Extracted data:

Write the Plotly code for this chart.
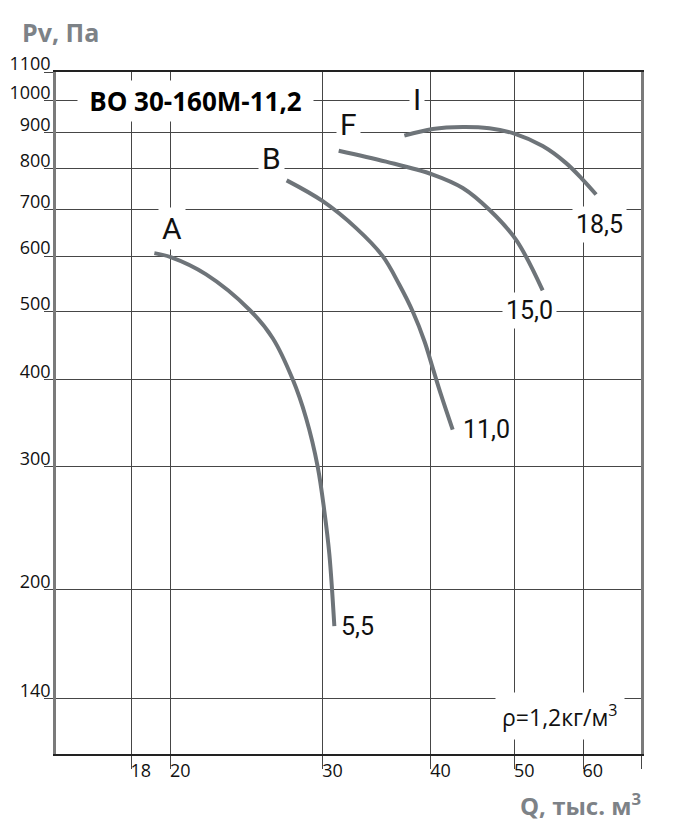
import numpy as np
import plotly.graph_objects as go

# ---- data ----
q_A = [19.15, 20.0, 21.98, 24.67, 26.25, 27.68, 28.69, 29.59, 30.12, 30.52, 30.93]
p_A = [606, 598, 565, 503, 458, 400, 352, 300, 259, 225, 177.5]
q_B = [27.24, 29.99, 32.78, 35.18, 36.78, 38.11, 39.32, 40.2, 41.1, 42.39]
p_B = [770, 719, 658, 600, 546, 500, 453.5, 415, 380, 339]
q_F = [31.29, 35.5, 40.2, 43.54, 46.74, 50.19, 53.87]
p_F = [849, 819, 785, 751, 699, 633, 536]
q_I = [37.27, 40.2, 43.54, 46.74, 49.96, 53.87, 57.34, 59.93, 62.11]
p_I = [892, 912, 918, 914, 898, 862, 815, 772, 735]

curve_letters = ["A", "B", "F", "I"]
curve_power = ["5,5", "11,0", "15,0", "18,5"]

x_tickvals = [18, 20, 30, 40, 50, 60, 70]
x_ticktext = ["18", "20", "30", "40", "50", "60", ""]
y_tickvals = [140, 200, 300, 400, 500, 600, 700, 800, 900, 1000, 1100]
y_ticktext = ["140", "200", "300", "400", "500", "600", "700", "800", "900", "1000", "1100"]

title_text = "ВО 30-160М-11,2"
y_title = "Pv, Па"
x_title = "Q, тыс. м<sup>3</sup>"
density_text = "ρ=1,2кг/м<sup>3</sup>"

# ---- styling ----
CURVE = "#6e7479"
GRID = "#464646"
NARROW = "Roboto, Liberation Sans, sans-serif"
MAIN = "Open Sans, Noto Sans, sans-serif"

curves = [(q_A, p_A), (q_B, p_B), (q_F, p_F), (q_I, p_I)]
letter_shift = [(18, 25), (-15, 22), (10, 26), (13, 36)]
power_shift = [(23, 0), (34, 0), (-13, -20), (3, -30)]

fig = go.Figure()
for q, p in curves:
    fig.add_trace(go.Scatter(x=q, y=p, mode="lines",
                             line=dict(color=CURVE, width=4, shape="spline", smoothing=1.0),
                             hoverinfo="skip", showlegend=False))

annotations = []
for (q, p), lab, (dx, dy) in zip(curves, curve_letters, letter_shift):
    annotations.append(dict(x=np.log10(q[0]), y=np.log10(p[0]), xref="x", yref="y",
                            xanchor="center", yanchor="middle",
                            text=lab, showarrow=False, xshift=dx, yshift=dy,
                            font=dict(family=NARROW, size=30, color="#111"),
                            bgcolor="white", borderpad=3))
for (q, p), lab, (dx, dy) in zip(curves, curve_power, power_shift):
    annotations.append(dict(x=np.log10(q[-1]), y=np.log10(p[-1]), xref="x", yref="y",
                            xanchor="center", yanchor="middle",
                            text=lab, showarrow=False, xshift=dx, yshift=dy,
                            font=dict(family=NARROW, size=25, color="#111"),
                            bgcolor="white", borderpad=3))

# page body adds an 8px offset; the figure is sized to compensate
OFF = 8
W, H = 677 - OFF, 835 - OFF
L, T = 56 - OFF, 72 - OFF
R, B = 36, 81
pw, ph = W - L - R, H - T - B

def px(xp):
    return (xp - 56) / pw

def py(yp):
    return (754 - yp) / ph

annotations.append(dict(x=px(195), y=py(101), xref="paper", yref="paper", text="<b>" + title_text + "</b>",
                        xanchor="center", yanchor="middle",
                        showarrow=False, font=dict(family=MAIN, size=26, color="#000"),
                        bgcolor="white", width=235, height=40, borderpad=0))
annotations.append(dict(x=px(20), y=py(32), xref="paper", yref="paper", text="<b>" + y_title + "</b>",
                        showarrow=False, xanchor="left", yanchor="middle",
                        font=dict(family=MAIN, size=25, color="#7d8287")))
annotations.append(dict(x=px(643), y=py(804), xref="paper", yref="paper", text="<b>" + x_title + "</b>",
                        showarrow=False, xanchor="right", yanchor="middle",
                        font=dict(family=MAIN, size=24, color="#7d8287")))
annotations.append(dict(x=px(560), y=py(716), xref="paper", yref="paper", text=density_text,
                        showarrow=False, xanchor="center", yanchor="middle",
                        font=dict(family=MAIN, size=23, color="#111"),
                        bgcolor="white", borderpad=6))

fig.update_layout(
    width=W, height=H,
    margin=dict(l=L, r=R, t=T, b=B, autoexpand=False),
    paper_bgcolor="white", plot_bgcolor="white",
    annotations=annotations,
    showlegend=False,
    xaxis=dict(type="log", range=[np.log10(70) - pw / 864.5, np.log10(70)],
               tickvals=x_tickvals, ticktext=x_ticktext, automargin=False,
               showgrid=True, gridcolor=GRID, gridwidth=1.2,
               ticks="outside", ticklen=13, tickwidth=1.2, tickcolor=GRID,
               ticklabelposition="outside right", ticklabelstandoff=0, ticklabelshift=-2,
               tickfont=dict(family=MAIN, size=18, color="#111"),
               showline=True, linecolor="#222", linewidth=1.5, mirror=True, zeroline=False),
    yaxis=dict(type="log", range=[np.log10(1100) - ph / 699.6, np.log10(1100)],
               tickvals=y_tickvals, ticktext=y_ticktext, automargin=False,
               showgrid=True, gridcolor=GRID, gridwidth=1.2,
               ticks="outside", ticklen=9, tickwidth=1.2, tickcolor=GRID,
               ticklabelposition="outside", ticklabelstandoff=-10, ticklabelshift=-8,
               tickfont=dict(family=MAIN, size=18, color="#111"),
               showline=True, linecolor="#7a7a7a", linewidth=2.5, mirror=True, zeroline=False),
)

fig.write_html("out.html")
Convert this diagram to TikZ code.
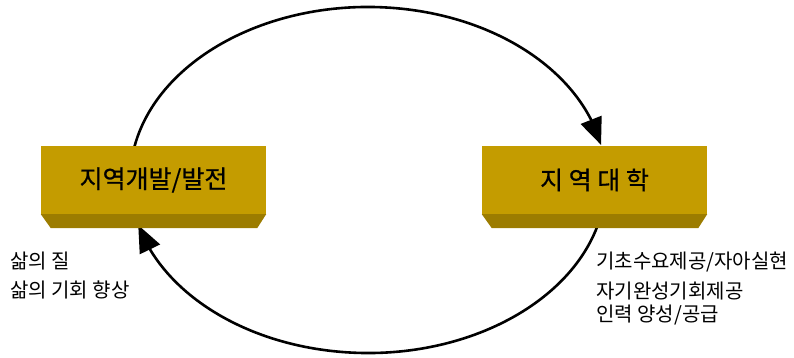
\documentclass[tikz,border=0pt]{standalone}
\usepackage{fontspec}
\setmainfont{Noto Sans CJK KR}
\newfontfamily\panelfont{Noto Sans CJK KR}[FakeBold=0.6]
\usetikzlibrary{arrows.meta,bending,calc}
\definecolor{facegold}{HTML}{C49C00}
\definecolor{edgegold}{HTML}{9C7C00}
\tikzset{
  panel/.style={fill=facegold, draw=none, minimum width=225pt, minimum height=68pt,
    inner sep=0pt, font=\panelfont\fontsize{25}{30}\selectfont},
  flow/.style={line width=2.6pt, -{Triangle[length=27pt,width=22pt,flex]}},
  note/.style={anchor=west, inner sep=0pt, font=\fontsize{20}{24}\selectfont}
}
\begin{document}
\begin{tikzpicture}[x=1pt,y=-1pt]
\useasboundingbox (0,0) rectangle (794,358);
\coordinate (hub) at (368,180);
% start points of the two arcs, hidden under the panels
\coordinate (devout) at ($(hub)+(-170:238 and 173)$);
\coordinate (uniout) at ($(hub)+(10:238 and 173)$);
\draw[flow] (devout) arc[start angle=-170, end angle=-11.7, x radius=238, y radius=173];
\draw[flow] (uniout) arc[start angle=10, end angle=164.9, x radius=238, y radius=173];
% left panel
\node[panel] (dev) at (153.5,180) {지역개발/발전};
\fill[edgegold] (dev.south west) -- (dev.south east) -- ++(-9,14) -- ($(dev.south west)+(10,14)$) -- cycle;
% right panel
\node[panel] (uni) at (594.5,180) {지 역 대 학};
\fill[edgegold] (uni.south west) -- (uni.south east) -- ++(-9,14) -- ($(uni.south west)+(10,14)$) -- cycle;
% notes
\node[note] (l1) at (10,261) {삶의 질};
\node[note] (l2) at (10,290) {삶의 기회 향상};
\node[note] (r1) at (596,262) {기초수요제공/자아실현};
\node[note] (r2) at (596,291) {자기완성기회제공};
\node[note] (r3) at (596,315) {인력 양성/공급};
\end{tikzpicture}
\end{document}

What is asked:
Check each line of the material above for "this" and say how many lines contain it, giving the number alone.

Expected output:
2